1974, Cactus

- The Wanderer
- Reaction
- Crooked Skank
- Famine On The Land
- Chucky Jean
- This Train
- Liberation
- Batter Ears Skank
- Judy Drowned
- Pretty Paul
- Love Brother Love
- Meditation Dub
One hardship that anyone who listens to a lot of music will face is the challenge of really digesting the new music that you hear. It’s one thing to listen to a tune or album and have some impression of it and be able to make a few comments but it’s another thing entirely to really get the album, remember how a handful of the tunes go, and connect with it properly. How you listen to music makes a big difference to your ability to digest it too, and having a record on five times in the background while you do something else is probably equivalent to one time giving it your undivided attention. I believe that the musical digestion challenge is especially difficult in a genre like reggae where the music is fairly consistent and there’s less gimmicks, repetitive motifs vying for your attention, and diversity within the album than something like progressive rock or techno. As a result of all this you sometimes have to pick and choose which albums you feel are worth giving a proper go, dedicating three to twelve listens until it really sinks in, and which ones you don’t care enough about and would rather give up. Jah Woosh’s self-titled debut LP is one case of the former category for me – I’d had it on a handful of times and there was something in the back of my mind telling me that I did like it, but on the second and third and fourth and fifth listen I still felt somewhat lost and disconnected from the record. It sounds ridiculous even to myself as I write it down but I don’t think it was until the eighth listen or so that I really felt like I knew this album well. Currently I’m sitting at fourteen and it is time to make a couple comments.

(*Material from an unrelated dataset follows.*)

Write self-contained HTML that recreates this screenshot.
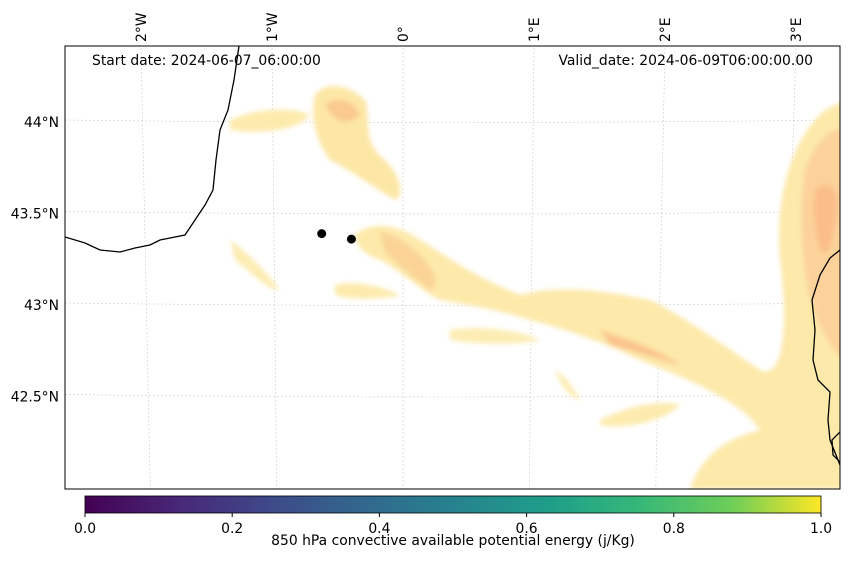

In my mind, deejaying in the seventies is split up into what I call “early toasting” and “seventies deejaying proper“, and I draw the line at 1975 when Dillinger, Trinity, and Jazzbo all debuted on LP and steered the mainstream style away from the scatterbrained beginnings when the genre was brand new and people were throwing ideas at the wall to see what stuck. Among the early seventies deejays I find Jah Woosh to be the most normal sounding one, for lack of a better word – despite U-Roy being the premier style out on the scene, I feel that his style is on one end of the spectrum, totally opposite Big Youth, with Jah Woosh right in the middle. Which is probably the main factor contributing to this album being difficult to digest – Jah Woosh doesn’t have much in the way of defining characteristics. If you read my last post about Kelly Ranks you might feel there is some parallel to be drawn here but the crucial difference is that Jah Woosh is seriously good at what he does. He’s a deejay, just a deejay, not immediately distinct or special to the ears, but with the ability to consistently record sublime tunes time and time again. He has a good number of albums in the seventies and all of them up until (and not including) “Marijuana World Tour” fit the bill. Early toasting is orders of magnitudes more difficult to actually do than it sounds like it is, being a totally different beast to what deejaying turned into in the eighties and musically far more dense. Where deejays like Big Youth and Scotty sound like new artists to a new genre, Jah Woosh is a star youth in his prime, doing his thing and doing it well.
As you might expect from the date of the record, there’s not much going on lyrically, plenty of “tell you bout it” and “as I would say” and “no no never not at all” but Jah Woosh does bring a couple nice lines on tunes like Chucky Jean and the hit tune Judy Drowned, my favourite set being “Say I was teaching her how to dance, but she say she got a new style / She say she do the bossa nova, tell you, and I say that was from old days / And so she got to come in, the reggae way, as I would say”, and just writing these words down on the computer gives me that little sensation of joy that Jah Woosh’s style delivers. Riddims on this set are excellent from start to finish, courtesy of Rupie Edwards, very dubby for their age but also light-hearted and very melodic and full of little bits of harmony and musical goodness. In particular check out the bassline on This Train and the organ on Batter Ears Skank. I’m not yet well versed enough in the reggae of this era to say where these riddims come from, that will come with time, but you can hear the instrumental versions of them (exactly as they appear on this set) on a 76 record titled “Dub Basket Chapter II – A King Tubby’s Mix” credited to Rupie Edwards All Stars. They’re very good, but be warned there are a couple defects in the recording where some truly nasty feedback screeches come through, present on both sets mentioned here. So don’t put it on too loud for your first listen, and perhaps keep this one reserved for solo listenings, and spare your friends from tinnitus by choosing something else for your house parties.